> _Written instruction_: Where a line in the listing contains the string "would", copy that line out.

> _Material provided_:
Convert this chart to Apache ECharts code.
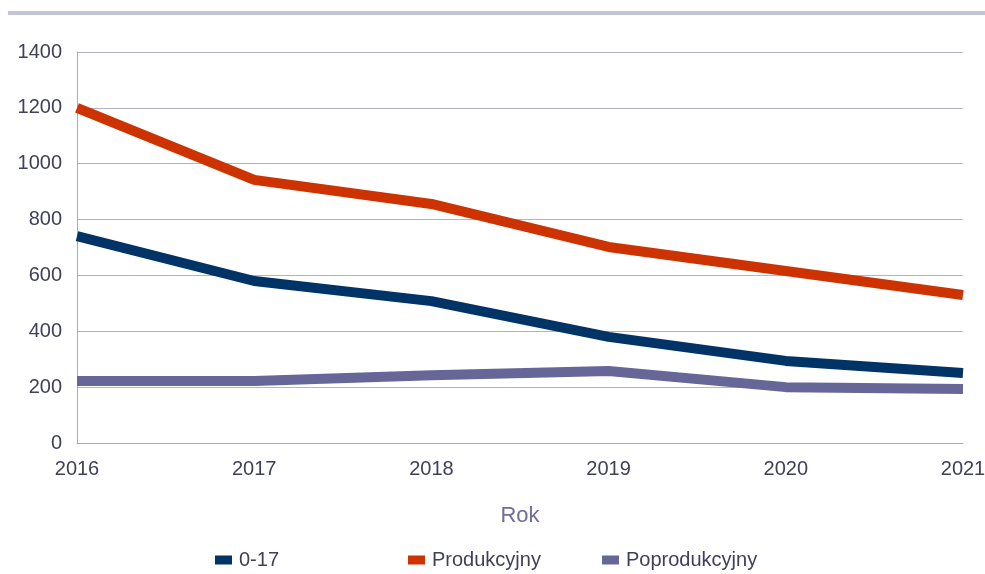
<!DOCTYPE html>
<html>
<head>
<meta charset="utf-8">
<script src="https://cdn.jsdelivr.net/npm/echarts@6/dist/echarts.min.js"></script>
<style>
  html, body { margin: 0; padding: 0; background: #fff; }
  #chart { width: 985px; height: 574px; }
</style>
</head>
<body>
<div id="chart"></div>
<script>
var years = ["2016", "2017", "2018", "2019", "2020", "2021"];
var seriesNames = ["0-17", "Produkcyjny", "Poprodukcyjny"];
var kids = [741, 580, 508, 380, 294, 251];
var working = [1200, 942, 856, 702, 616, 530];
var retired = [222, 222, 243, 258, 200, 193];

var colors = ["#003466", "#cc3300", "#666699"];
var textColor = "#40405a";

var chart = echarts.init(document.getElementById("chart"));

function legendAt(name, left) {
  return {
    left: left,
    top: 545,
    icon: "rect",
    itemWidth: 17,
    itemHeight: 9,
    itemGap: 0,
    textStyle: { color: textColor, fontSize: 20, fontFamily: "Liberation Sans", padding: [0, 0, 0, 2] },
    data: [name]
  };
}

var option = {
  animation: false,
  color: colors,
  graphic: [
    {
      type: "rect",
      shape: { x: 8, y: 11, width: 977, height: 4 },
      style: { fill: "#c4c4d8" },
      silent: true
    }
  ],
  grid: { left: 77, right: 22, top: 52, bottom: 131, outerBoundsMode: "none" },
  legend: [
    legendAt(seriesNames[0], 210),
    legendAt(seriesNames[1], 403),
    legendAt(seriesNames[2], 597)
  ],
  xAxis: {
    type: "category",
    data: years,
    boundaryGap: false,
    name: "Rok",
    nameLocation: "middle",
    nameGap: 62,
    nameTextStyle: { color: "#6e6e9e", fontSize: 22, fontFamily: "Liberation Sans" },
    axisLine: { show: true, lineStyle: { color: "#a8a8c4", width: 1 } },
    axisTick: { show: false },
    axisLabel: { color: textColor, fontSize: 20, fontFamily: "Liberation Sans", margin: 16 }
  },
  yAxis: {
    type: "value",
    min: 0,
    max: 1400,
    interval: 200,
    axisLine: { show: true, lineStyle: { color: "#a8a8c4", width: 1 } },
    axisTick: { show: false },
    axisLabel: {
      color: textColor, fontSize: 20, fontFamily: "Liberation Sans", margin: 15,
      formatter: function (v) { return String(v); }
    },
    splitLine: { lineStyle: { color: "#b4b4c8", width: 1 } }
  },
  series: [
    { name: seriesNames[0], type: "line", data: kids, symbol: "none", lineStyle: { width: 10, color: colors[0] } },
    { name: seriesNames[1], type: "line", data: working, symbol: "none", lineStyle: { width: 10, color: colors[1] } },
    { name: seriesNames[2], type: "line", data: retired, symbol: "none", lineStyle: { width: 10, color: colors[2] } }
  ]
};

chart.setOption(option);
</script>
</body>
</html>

* * *

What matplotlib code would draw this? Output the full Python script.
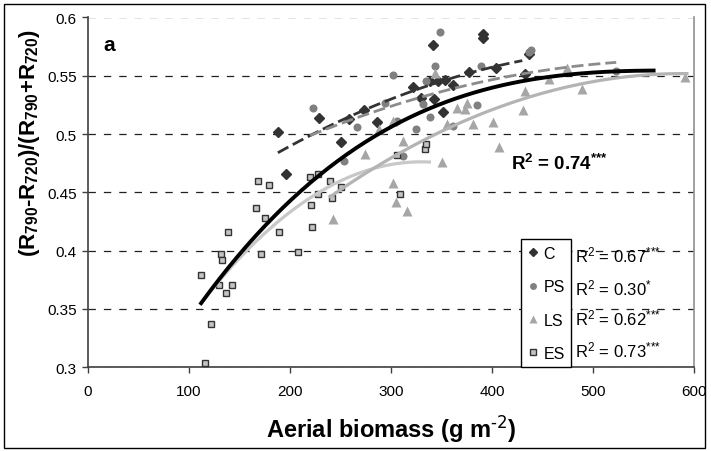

==

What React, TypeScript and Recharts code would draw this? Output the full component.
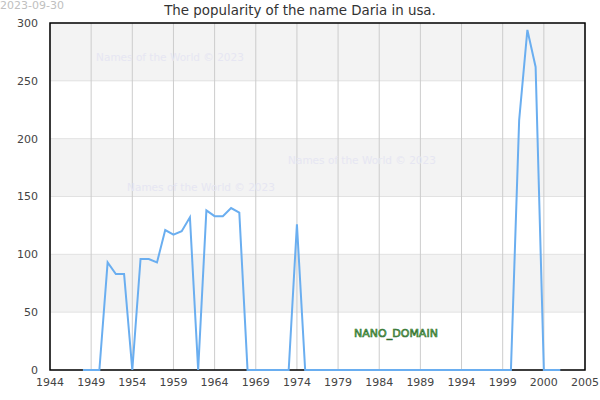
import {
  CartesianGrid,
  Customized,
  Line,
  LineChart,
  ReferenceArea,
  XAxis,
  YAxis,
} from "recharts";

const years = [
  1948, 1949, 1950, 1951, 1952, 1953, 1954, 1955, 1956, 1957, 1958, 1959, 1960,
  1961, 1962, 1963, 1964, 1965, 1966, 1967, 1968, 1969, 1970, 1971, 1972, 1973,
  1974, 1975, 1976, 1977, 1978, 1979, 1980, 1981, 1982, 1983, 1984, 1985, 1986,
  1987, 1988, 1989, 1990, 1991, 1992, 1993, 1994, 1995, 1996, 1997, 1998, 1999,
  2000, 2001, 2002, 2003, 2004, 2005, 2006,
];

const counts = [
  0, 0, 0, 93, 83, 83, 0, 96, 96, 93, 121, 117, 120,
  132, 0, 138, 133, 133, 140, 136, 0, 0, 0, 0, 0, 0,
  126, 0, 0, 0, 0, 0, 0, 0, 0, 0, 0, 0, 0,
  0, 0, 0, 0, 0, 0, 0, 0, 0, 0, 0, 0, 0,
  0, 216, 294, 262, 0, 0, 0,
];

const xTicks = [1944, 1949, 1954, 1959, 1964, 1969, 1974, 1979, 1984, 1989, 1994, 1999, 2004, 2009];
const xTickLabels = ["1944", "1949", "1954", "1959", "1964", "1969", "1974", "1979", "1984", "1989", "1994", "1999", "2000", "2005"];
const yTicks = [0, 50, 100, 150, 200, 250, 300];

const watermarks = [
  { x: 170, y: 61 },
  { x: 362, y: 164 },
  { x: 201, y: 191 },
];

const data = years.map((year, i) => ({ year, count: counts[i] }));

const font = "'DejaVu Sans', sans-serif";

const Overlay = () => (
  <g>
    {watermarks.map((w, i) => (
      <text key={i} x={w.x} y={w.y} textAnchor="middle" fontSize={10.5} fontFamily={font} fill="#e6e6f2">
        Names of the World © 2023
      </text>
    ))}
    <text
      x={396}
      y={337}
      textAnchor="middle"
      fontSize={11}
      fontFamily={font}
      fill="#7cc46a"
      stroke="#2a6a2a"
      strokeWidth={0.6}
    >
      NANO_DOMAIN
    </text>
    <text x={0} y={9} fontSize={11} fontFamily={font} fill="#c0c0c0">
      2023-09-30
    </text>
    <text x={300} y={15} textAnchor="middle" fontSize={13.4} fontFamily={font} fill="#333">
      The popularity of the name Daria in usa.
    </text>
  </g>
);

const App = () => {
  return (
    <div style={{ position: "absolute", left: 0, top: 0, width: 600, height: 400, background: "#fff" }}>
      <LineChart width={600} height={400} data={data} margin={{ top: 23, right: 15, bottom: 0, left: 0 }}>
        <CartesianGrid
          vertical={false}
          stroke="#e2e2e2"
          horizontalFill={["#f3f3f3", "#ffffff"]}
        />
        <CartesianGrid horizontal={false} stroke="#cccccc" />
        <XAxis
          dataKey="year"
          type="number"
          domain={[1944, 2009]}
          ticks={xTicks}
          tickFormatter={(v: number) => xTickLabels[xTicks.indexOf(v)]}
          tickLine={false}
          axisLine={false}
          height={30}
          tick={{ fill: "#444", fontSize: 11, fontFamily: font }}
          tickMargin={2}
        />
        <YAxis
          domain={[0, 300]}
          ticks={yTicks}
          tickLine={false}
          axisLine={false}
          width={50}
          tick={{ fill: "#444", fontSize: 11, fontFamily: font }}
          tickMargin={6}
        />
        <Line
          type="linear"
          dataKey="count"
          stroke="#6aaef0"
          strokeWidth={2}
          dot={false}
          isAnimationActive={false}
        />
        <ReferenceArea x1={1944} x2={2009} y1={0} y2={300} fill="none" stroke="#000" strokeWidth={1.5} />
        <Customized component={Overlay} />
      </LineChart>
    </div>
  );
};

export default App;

> _Answer to this problem_:
What matplotlib code would draw this? Output the full Python script.
What React, TypeScript and Recharts code would draw this? Output the full component.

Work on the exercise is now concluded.